## begin

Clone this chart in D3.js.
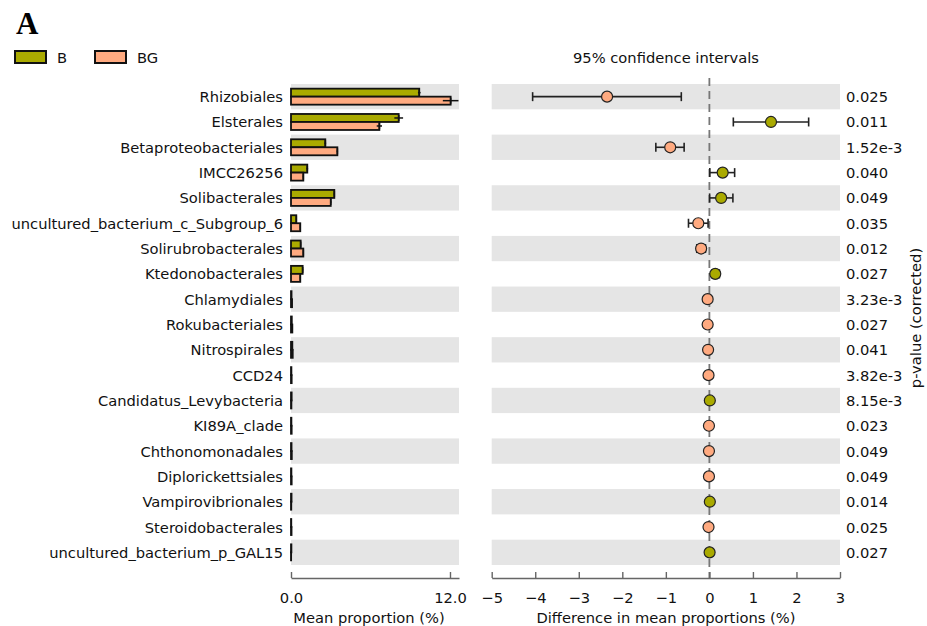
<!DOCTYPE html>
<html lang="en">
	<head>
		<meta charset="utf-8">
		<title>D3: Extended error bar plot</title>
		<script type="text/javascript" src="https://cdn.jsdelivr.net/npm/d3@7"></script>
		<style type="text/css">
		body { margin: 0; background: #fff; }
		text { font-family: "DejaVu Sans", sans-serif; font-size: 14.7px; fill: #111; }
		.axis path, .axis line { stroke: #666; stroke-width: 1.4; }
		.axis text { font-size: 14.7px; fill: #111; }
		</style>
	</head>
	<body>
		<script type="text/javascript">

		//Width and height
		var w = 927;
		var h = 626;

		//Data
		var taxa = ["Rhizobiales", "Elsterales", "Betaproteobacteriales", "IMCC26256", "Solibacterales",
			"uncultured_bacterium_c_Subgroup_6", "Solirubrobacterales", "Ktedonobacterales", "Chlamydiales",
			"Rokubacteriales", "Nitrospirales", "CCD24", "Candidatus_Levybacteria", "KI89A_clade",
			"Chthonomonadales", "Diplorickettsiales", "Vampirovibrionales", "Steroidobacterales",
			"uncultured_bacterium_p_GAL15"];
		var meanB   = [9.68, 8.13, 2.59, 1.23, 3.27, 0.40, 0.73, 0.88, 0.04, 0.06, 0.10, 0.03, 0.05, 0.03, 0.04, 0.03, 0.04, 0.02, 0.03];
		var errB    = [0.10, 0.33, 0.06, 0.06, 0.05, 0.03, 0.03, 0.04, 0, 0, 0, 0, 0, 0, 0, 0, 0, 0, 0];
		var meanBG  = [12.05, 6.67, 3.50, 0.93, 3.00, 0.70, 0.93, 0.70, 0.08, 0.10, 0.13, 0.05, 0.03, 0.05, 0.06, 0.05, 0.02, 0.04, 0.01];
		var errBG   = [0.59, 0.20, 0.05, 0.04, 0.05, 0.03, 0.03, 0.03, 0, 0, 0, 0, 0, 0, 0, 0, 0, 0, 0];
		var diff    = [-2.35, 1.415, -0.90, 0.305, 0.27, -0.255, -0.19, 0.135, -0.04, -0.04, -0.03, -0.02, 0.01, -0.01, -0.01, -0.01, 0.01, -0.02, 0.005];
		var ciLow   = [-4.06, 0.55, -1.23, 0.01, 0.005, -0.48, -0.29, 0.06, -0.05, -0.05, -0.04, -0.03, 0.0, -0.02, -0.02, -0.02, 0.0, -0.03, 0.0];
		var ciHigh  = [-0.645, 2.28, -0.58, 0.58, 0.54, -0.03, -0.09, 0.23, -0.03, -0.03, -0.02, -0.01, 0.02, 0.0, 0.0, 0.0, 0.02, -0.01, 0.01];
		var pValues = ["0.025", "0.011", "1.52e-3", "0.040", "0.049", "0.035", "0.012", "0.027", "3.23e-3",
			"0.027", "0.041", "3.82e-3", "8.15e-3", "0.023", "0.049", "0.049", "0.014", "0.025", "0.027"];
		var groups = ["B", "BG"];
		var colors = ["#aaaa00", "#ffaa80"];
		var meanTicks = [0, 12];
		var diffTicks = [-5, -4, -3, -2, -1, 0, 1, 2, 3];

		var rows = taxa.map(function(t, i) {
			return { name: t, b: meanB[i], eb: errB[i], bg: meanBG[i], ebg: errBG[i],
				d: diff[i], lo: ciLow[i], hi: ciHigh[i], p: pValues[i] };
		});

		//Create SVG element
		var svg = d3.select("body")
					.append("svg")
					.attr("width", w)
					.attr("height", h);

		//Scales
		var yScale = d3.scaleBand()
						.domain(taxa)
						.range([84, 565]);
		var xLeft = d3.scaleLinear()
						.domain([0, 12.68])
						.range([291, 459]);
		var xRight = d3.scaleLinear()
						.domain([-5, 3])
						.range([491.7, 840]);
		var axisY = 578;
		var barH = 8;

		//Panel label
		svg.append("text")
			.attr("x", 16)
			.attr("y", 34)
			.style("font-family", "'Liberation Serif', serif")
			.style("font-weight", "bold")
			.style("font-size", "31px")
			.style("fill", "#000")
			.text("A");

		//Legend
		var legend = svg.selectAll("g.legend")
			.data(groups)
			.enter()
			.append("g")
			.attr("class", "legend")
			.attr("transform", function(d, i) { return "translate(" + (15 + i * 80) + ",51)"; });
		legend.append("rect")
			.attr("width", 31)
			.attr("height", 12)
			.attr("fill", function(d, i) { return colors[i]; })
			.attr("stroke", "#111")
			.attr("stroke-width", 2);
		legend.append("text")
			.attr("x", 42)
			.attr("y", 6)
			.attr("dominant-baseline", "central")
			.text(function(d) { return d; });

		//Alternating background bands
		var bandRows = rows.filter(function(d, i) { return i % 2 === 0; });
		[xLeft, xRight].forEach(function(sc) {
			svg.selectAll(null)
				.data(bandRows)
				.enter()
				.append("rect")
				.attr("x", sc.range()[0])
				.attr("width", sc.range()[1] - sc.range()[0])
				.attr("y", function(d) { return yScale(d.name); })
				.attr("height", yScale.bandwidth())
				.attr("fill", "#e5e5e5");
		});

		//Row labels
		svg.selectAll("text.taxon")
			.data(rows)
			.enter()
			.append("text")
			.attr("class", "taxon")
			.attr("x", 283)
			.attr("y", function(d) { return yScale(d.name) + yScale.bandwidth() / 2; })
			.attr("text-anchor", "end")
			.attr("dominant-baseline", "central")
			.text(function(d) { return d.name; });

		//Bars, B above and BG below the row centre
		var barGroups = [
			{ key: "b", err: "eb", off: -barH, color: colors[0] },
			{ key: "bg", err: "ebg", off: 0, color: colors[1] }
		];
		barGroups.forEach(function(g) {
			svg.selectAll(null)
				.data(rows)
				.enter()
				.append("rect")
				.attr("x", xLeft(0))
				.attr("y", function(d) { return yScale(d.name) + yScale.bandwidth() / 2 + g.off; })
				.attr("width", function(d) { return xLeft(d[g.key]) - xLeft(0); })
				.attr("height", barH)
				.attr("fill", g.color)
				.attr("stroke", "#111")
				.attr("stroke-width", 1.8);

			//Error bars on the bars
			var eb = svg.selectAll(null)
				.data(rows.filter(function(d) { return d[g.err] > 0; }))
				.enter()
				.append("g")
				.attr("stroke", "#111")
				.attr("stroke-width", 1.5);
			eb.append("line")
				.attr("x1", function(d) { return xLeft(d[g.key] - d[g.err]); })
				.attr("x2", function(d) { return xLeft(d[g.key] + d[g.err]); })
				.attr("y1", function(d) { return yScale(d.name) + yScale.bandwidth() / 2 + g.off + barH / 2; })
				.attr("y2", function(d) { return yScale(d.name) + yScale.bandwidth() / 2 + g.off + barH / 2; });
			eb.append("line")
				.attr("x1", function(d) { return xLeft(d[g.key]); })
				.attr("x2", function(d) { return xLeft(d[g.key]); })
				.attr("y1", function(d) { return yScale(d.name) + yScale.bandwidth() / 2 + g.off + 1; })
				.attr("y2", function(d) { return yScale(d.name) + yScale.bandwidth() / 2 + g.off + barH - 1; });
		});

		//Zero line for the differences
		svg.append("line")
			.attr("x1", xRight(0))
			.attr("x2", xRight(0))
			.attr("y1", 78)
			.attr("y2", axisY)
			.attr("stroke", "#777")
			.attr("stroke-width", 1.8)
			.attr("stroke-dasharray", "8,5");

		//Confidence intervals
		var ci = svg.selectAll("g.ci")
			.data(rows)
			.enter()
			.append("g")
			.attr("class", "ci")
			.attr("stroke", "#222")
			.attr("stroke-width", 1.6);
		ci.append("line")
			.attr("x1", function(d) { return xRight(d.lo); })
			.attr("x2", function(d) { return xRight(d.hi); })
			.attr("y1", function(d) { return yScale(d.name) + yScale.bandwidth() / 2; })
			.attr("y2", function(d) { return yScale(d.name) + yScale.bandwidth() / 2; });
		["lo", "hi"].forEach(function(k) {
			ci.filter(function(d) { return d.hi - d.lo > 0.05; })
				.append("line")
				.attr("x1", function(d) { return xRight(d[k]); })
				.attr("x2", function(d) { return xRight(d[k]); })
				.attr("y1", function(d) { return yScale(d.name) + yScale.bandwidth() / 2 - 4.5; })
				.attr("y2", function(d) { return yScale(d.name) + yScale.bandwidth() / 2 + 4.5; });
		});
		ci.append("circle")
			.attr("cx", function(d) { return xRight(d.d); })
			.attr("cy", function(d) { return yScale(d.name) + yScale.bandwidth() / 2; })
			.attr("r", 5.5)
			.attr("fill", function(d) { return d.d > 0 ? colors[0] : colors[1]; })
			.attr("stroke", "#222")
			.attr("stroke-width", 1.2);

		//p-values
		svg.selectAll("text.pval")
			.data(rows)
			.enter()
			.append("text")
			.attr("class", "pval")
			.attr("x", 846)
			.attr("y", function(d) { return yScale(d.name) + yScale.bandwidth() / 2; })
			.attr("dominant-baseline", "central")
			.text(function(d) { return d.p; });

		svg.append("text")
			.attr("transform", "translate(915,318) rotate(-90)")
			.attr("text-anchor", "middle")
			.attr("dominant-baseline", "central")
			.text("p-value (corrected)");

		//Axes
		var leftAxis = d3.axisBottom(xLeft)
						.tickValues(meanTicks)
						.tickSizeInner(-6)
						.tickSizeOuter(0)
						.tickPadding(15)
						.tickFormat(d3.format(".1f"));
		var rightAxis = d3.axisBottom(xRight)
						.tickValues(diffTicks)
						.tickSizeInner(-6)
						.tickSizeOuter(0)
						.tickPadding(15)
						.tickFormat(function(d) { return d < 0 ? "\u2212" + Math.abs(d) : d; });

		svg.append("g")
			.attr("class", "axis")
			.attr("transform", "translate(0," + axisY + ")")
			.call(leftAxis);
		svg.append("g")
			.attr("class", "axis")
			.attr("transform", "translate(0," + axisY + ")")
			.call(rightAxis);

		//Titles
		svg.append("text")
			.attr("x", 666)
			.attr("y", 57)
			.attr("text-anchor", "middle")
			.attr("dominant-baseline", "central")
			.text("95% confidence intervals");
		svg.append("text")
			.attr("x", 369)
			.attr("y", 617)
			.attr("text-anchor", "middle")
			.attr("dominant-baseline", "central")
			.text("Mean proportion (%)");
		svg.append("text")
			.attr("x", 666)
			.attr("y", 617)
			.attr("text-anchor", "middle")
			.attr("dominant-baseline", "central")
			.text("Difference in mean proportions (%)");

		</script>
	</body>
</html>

## end
## begin

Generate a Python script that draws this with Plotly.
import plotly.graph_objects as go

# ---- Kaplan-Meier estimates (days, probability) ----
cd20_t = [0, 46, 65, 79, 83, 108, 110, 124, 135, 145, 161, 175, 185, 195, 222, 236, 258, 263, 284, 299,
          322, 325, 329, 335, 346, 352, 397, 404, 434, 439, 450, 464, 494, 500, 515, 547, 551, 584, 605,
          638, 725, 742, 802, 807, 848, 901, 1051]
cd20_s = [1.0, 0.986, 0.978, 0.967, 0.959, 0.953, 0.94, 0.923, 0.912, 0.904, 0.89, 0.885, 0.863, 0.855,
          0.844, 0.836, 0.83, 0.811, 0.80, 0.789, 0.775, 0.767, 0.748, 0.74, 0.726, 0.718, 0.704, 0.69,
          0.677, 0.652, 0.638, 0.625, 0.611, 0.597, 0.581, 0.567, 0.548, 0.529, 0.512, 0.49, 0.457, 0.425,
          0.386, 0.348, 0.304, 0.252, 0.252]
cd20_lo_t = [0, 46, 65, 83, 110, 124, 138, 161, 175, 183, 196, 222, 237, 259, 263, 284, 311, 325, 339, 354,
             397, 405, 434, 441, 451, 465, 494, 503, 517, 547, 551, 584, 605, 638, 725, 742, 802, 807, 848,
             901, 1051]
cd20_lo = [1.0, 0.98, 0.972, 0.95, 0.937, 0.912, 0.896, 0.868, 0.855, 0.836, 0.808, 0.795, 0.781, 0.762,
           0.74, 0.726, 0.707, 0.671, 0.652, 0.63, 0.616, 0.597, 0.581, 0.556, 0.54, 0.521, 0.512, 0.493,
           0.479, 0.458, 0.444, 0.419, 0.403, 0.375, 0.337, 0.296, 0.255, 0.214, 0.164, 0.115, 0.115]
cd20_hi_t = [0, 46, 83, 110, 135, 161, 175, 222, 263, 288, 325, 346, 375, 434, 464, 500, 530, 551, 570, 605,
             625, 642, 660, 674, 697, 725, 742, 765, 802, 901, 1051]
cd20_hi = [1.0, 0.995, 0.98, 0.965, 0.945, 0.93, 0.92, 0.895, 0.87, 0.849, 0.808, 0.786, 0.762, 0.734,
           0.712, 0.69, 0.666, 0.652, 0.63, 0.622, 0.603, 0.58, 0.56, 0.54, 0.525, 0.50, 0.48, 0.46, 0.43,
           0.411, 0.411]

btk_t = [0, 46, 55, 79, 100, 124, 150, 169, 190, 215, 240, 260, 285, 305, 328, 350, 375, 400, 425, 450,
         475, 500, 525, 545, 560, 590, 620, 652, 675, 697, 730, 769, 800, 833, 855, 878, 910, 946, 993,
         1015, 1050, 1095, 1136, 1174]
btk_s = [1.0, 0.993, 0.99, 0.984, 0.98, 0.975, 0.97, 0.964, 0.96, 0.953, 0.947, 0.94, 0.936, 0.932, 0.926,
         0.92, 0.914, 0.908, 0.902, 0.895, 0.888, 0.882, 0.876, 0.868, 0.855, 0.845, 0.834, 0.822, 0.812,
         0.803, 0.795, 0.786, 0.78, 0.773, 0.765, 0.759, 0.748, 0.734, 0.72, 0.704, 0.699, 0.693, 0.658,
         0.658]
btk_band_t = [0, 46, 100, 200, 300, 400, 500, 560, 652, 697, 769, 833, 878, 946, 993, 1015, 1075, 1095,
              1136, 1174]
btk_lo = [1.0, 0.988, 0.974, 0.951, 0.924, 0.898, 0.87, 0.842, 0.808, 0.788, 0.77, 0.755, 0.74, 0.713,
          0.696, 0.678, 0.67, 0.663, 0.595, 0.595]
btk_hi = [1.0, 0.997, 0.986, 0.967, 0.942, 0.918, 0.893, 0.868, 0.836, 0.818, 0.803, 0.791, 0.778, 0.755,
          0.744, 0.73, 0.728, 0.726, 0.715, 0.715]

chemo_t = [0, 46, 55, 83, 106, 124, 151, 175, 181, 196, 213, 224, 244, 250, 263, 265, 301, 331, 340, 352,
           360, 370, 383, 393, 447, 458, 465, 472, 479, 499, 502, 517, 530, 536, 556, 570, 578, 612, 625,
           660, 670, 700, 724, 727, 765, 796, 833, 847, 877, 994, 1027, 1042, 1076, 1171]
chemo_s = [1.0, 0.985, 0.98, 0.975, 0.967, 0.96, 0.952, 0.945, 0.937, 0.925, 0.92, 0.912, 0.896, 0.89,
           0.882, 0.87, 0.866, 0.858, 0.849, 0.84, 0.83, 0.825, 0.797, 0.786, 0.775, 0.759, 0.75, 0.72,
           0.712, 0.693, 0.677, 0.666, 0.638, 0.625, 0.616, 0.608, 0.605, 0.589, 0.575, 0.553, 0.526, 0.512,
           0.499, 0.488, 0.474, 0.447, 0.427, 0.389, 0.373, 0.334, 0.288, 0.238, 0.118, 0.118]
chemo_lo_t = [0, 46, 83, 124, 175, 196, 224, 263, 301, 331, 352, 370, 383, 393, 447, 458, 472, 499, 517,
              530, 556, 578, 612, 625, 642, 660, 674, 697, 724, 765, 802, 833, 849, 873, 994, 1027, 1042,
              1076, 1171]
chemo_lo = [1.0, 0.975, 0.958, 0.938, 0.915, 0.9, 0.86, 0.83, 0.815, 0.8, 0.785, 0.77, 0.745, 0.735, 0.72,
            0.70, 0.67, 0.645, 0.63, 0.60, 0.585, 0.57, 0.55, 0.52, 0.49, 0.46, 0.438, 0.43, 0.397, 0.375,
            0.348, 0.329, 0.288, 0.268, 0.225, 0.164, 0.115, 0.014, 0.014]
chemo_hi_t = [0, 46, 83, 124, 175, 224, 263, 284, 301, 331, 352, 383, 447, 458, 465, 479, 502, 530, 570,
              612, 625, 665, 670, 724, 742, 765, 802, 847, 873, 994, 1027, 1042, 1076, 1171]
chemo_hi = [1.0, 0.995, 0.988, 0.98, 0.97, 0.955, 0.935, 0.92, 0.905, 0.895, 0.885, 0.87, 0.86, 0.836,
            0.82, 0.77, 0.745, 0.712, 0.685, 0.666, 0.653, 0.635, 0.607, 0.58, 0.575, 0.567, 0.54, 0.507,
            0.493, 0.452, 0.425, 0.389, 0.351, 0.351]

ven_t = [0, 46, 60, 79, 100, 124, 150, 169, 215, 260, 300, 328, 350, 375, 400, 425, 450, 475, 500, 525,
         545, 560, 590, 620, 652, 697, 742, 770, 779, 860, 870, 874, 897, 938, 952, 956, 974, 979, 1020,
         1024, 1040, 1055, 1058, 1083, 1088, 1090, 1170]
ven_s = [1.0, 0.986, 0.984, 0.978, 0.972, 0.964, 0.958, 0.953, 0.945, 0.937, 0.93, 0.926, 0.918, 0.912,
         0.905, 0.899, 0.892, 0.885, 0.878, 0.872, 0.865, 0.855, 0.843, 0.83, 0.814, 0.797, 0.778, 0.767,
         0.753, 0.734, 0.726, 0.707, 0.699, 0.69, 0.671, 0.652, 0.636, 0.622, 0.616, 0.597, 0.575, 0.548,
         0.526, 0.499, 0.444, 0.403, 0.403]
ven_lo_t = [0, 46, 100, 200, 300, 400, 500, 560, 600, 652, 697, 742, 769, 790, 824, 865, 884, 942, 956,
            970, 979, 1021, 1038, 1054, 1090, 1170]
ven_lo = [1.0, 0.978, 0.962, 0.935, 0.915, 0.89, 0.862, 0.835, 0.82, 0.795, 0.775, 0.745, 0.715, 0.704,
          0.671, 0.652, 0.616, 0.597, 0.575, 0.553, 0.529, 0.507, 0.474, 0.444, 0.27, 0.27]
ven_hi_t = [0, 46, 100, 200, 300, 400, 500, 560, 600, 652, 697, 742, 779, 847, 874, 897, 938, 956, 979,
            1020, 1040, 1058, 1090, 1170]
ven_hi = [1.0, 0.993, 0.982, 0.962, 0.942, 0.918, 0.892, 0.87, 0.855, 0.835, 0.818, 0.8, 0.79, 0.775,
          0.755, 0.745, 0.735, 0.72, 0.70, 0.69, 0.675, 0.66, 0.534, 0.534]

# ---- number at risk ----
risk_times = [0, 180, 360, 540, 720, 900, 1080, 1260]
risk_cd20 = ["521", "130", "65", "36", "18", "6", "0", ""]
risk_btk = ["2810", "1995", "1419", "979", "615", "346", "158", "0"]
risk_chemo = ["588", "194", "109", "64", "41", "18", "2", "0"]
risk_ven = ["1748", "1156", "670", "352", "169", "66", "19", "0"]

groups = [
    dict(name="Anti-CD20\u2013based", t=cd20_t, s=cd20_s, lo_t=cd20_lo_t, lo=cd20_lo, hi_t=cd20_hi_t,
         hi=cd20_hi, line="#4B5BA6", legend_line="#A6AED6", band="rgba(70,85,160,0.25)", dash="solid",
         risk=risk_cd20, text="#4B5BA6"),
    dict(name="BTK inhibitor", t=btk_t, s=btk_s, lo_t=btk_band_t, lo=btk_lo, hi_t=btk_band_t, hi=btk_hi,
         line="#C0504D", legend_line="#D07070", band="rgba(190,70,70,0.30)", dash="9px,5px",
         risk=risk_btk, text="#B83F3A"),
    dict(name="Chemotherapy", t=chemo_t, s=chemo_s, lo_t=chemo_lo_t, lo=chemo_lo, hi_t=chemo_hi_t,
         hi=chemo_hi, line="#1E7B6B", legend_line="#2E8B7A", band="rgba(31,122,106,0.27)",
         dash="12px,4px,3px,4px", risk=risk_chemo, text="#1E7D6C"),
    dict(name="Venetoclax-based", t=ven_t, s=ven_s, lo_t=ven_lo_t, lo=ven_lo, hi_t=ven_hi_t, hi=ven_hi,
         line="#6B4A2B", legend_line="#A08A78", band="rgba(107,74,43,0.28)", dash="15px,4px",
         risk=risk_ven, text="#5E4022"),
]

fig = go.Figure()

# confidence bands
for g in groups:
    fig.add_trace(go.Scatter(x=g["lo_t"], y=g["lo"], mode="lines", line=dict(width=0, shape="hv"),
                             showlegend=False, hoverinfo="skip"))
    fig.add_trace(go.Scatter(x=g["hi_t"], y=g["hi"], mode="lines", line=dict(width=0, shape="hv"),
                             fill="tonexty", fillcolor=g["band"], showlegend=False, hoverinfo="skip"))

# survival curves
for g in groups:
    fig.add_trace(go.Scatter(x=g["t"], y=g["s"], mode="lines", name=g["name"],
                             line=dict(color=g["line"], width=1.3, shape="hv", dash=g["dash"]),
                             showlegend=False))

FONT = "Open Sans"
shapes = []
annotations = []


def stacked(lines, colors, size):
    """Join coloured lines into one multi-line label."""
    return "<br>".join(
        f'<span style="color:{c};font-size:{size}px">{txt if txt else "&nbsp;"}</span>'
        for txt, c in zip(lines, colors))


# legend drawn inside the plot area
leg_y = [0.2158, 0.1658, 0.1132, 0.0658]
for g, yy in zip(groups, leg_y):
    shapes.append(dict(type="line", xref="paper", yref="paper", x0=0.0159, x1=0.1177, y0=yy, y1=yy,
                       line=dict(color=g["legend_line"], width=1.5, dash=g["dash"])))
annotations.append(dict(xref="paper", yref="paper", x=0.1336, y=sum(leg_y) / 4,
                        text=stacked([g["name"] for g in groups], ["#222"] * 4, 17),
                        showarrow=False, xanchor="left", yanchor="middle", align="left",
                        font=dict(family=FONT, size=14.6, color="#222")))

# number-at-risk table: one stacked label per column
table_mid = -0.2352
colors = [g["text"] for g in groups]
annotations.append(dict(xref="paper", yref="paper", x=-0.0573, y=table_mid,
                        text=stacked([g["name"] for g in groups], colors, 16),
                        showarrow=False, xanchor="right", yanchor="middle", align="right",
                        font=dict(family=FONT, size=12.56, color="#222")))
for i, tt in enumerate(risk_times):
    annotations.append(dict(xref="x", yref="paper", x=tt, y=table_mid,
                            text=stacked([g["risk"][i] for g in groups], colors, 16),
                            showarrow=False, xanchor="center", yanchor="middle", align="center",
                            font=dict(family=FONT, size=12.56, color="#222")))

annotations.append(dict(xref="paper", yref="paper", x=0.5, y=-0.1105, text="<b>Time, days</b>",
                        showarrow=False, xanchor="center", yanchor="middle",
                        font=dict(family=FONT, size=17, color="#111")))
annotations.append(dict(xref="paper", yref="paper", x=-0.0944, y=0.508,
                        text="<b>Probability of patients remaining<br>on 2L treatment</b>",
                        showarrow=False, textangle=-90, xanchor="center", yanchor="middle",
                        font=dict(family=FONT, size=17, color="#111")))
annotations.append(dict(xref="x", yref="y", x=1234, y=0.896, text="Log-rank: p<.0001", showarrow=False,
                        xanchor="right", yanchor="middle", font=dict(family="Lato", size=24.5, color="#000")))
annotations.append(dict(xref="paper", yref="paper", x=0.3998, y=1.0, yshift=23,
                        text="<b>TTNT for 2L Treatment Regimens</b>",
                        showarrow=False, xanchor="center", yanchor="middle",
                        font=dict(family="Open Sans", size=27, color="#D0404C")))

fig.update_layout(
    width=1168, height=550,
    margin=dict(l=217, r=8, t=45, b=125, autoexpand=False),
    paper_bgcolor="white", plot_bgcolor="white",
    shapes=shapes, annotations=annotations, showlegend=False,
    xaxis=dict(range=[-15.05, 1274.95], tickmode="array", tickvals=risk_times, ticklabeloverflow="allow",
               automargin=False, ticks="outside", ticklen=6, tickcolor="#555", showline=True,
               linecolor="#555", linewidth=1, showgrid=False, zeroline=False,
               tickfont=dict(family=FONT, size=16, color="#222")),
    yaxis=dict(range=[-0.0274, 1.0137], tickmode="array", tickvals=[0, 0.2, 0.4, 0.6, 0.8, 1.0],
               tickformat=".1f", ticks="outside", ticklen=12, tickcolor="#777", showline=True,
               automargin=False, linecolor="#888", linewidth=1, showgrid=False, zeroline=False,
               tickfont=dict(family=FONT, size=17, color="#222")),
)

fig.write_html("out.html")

## end

Task brief :: Transcribe exactly the lines between the one containing "Clone this chart in D3.js." and the one containing "var h = 626;", counting both ends. Pictures are not copied.

Worked answer ::
Clone this chart in D3.js.
<!DOCTYPE html>
<html lang="en">
	<head>
		<meta charset="utf-8">
		<title>D3: Extended error bar plot</title>
		<script type="text/javascript" src="https://cdn.jsdelivr.net/npm/d3@7"></script>
		<style type="text/css">
		body { margin: 0; background: #fff; }
		text { font-family: "DejaVu Sans", sans-serif; font-size: 14.7px; fill: #111; }
		.axis path, .axis line { stroke: #666; stroke-width: 1.4; }
		.axis text { font-size: 14.7px; fill: #111; }
		</style>
	</head>
	<body>
		<script type="text/javascript">

		//Width and height
		var w = 927;
		var h = 626;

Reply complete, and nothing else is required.